- DATA EXCERPT:

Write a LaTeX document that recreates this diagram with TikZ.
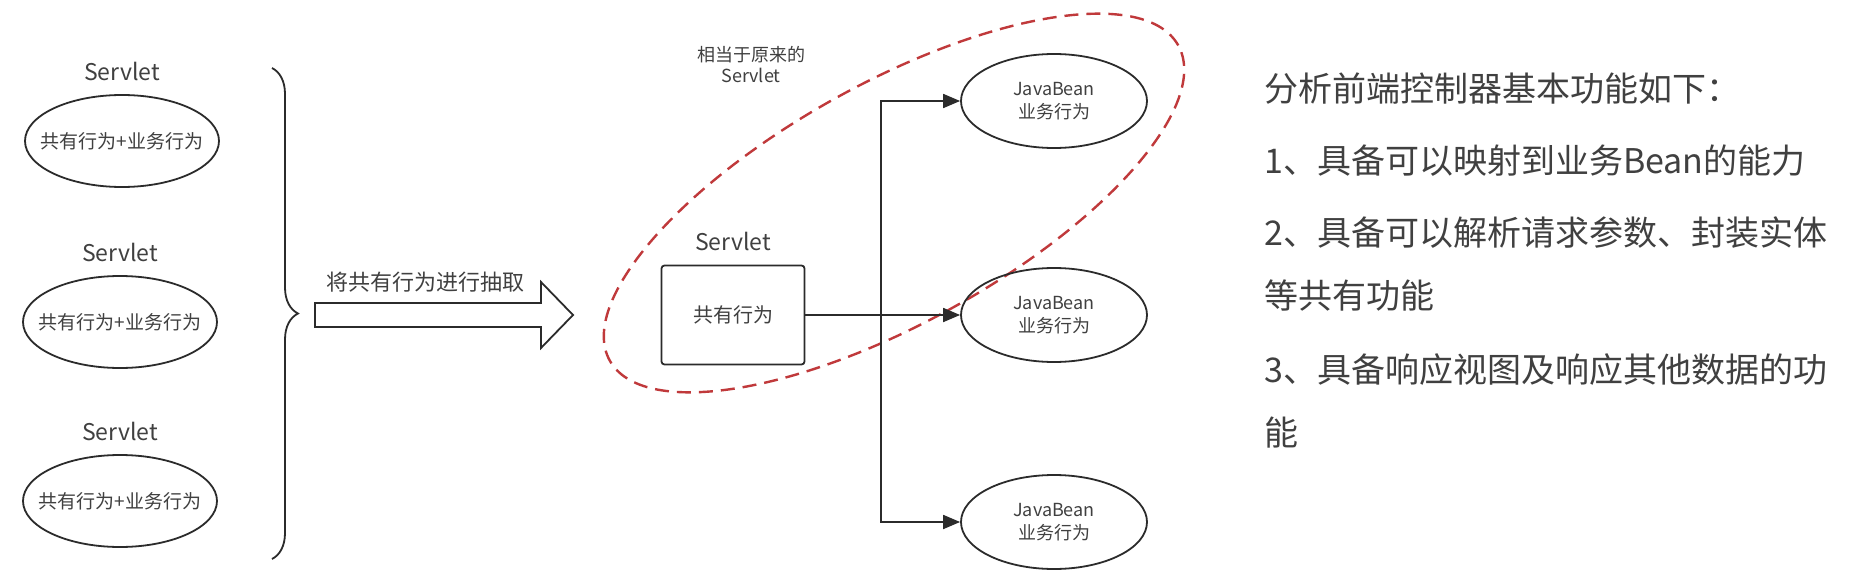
\documentclass[tikz,border=0pt]{standalone}
\usepackage{fontspec}
\setmainfont{Noto Sans CJK SC}
\usetikzlibrary{shapes.geometric, arrows.meta, positioning, decorations.pathreplacing}

\definecolor{linegray}{HTML}{2B2B2B}
\definecolor{textgray}{HTML}{404040}
\definecolor{dashred}{HTML}{C0393B}

\begin{document}
\begin{tikzpicture}[
    x=1pt, y=1pt,
    servlet/.style={ellipse, draw=linegray, line width=1.8pt, minimum width=194pt, minimum height=92pt, inner xsep=-13pt, inner ysep=0pt, font=\fontsize{19}{23}\selectfont, text=textgray},
    bean/.style={ellipse, draw=linegray, line width=1.8pt, minimum width=186pt, minimum height=94pt, inner sep=0pt, align=center, font=\fontsize{18}{23}\selectfont, text=textgray},
    common/.style={rectangle, rounded corners=3pt, draw=linegray, line width=1.8pt, minimum width=143pt, minimum height=99pt, font=\fontsize{20}{24}\selectfont, text=textgray},
    servletname/.style={inner sep=0pt, font=\fontsize{23}{28}\selectfont, text=textgray},
    note/.style={inner sep=0pt, align=center, font=\fontsize{18}{21}\selectfont, text=textgray},
    para/.style={inner sep=0pt, anchor=base west, font=\fontsize{34}{40}\selectfont, text=textgray},
    flow/.style={draw=linegray, line width=1.8pt, -{Triangle[length=17pt, width=14pt]}},
    bigbrace/.style={decorate, decoration={brace, amplitude=26pt}, draw=linegray, line width=1.8pt},
    hollow/.style={draw=linegray, line width=1.8pt, fill=white},
    reddash/.style={draw=dashred, line width=2.4pt, dash pattern=on 14pt off 8pt}
]
\fill[white] (0,0) rectangle (1864,-586);
\useasboundingbox (0,0) rectangle (1864,-586);

% Servlets before extraction
\node[servlet] (old1) at (122,-141) {共有行为+业务行为};
\node[servletname, above=13pt of old1] (name1) {Servlet};
\node[servlet] (old2) at (120,-322) {共有行为+业务行为};
\node[servletname, above=13pt of old2] (name2) {Servlet};
\node[servlet] (old3) at (120,-501) {共有行为+业务行为};
\node[servletname, above=13pt of old3] (name3) {Servlet};

% Brace
\draw[bigbrace] (272,-68) -- (272,-559);

% Extraction arrow
\draw[hollow] (315,-303) -- (541,-303) -- (541,-282) -- (573,-315) -- (541,-348) -- (541,-327) -- (315,-327) -- cycle;
\node[note, font=\fontsize{22}{26}\selectfont] (extract) at (425,-282) {将共有行为进行抽取};

% Front controller
\draw[reddash, rotate around={29:(894,-203)}] (894,-203) ellipse [x radius=325, y radius=120];
\node[note] (former) at (751,-65) {相当于原来的\\Servlet};
\node[common] (common) at (733,-315) {共有行为};
\node[servletname, above=14pt of common] (name4) {Servlet};

% Business beans
\node[bean] (bean1) at (1054,-101) {JavaBean\\业务行为};
\node[bean] (bean2) at (1054,-315) {JavaBean\\业务行为};
\node[bean] (bean3) at (1054,-522) {JavaBean\\业务行为};

% Arrows
\coordinate (split) at (881,-315);
\draw[flow] (common) -- (bean2);
\draw[flow] (split) |- (bean1);
\draw[flow] (split) |- (bean3);

% Functions
\node[para] (intro) at (1264,-102) {分析前端控制器基本功能如下：};
\node[para] (item1) at (1264,-173) {1、具备可以映射到业务Bean的能力};
\node[para] (item2) at (1264,-245) {2、具备可以解析请求参数、封装实体};
\node[para] (item2b) at (1264,-308) {等共有功能};
\node[para] (item3) at (1264,-382) {3、具备响应视图及响应其他数据的功};
\node[para] (item3b) at (1264,-445) {能};

\end{tikzpicture}
\end{document}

- GOAL: Would you reproduce the lines above, from the very first through the line containing "(272,-68) -- (272,-559);", exactly and without the pictures?

- OUTPUT:
Write a LaTeX document that recreates this diagram with TikZ.
\documentclass[tikz,border=0pt]{standalone}
\usepackage{fontspec}
\setmainfont{Noto Sans CJK SC}
\usetikzlibrary{shapes.geometric, arrows.meta, positioning, decorations.pathreplacing}

\definecolor{linegray}{HTML}{2B2B2B}
\definecolor{textgray}{HTML}{404040}
\definecolor{dashred}{HTML}{C0393B}

\begin{document}
\begin{tikzpicture}[
    x=1pt, y=1pt,
    servlet/.style={ellipse, draw=linegray, line width=1.8pt, minimum width=194pt, minimum height=92pt, inner xsep=-13pt, inner ysep=0pt, font=\fontsize{19}{23}\selectfont, text=textgray},
    bean/.style={ellipse, draw=linegray, line width=1.8pt, minimum width=186pt, minimum height=94pt, inner sep=0pt, align=center, font=\fontsize{18}{23}\selectfont, text=textgray},
    common/.style={rectangle, rounded corners=3pt, draw=linegray, line width=1.8pt, minimum width=143pt, minimum height=99pt, font=\fontsize{20}{24}\selectfont, text=textgray},
    servletname/.style={inner sep=0pt, font=\fontsize{23}{28}\selectfont, text=textgray},
    note/.style={inner sep=0pt, align=center, font=\fontsize{18}{21}\selectfont, text=textgray},
    para/.style={inner sep=0pt, anchor=base west, font=\fontsize{34}{40}\selectfont, text=textgray},
    flow/.style={draw=linegray, line width=1.8pt, -{Triangle[length=17pt, width=14pt]}},
    bigbrace/.style={decorate, decoration={brace, amplitude=26pt}, draw=linegray, line width=1.8pt},
    hollow/.style={draw=linegray, line width=1.8pt, fill=white},
    reddash/.style={draw=dashred, line width=2.4pt, dash pattern=on 14pt off 8pt}
]
\fill[white] (0,0) rectangle (1864,-586);
\useasboundingbox (0,0) rectangle (1864,-586);

% Servlets before extraction
\node[servlet] (old1) at (122,-141) {共有行为+业务行为};
\node[servletname, above=13pt of old1] (name1) {Servlet};
\node[servlet] (old2) at (120,-322) {共有行为+业务行为};
\node[servletname, above=13pt of old2] (name2) {Servlet};
\node[servlet] (old3) at (120,-501) {共有行为+业务行为};
\node[servletname, above=13pt of old3] (name3) {Servlet};

% Brace
\draw[bigbrace] (272,-68) -- (272,-559);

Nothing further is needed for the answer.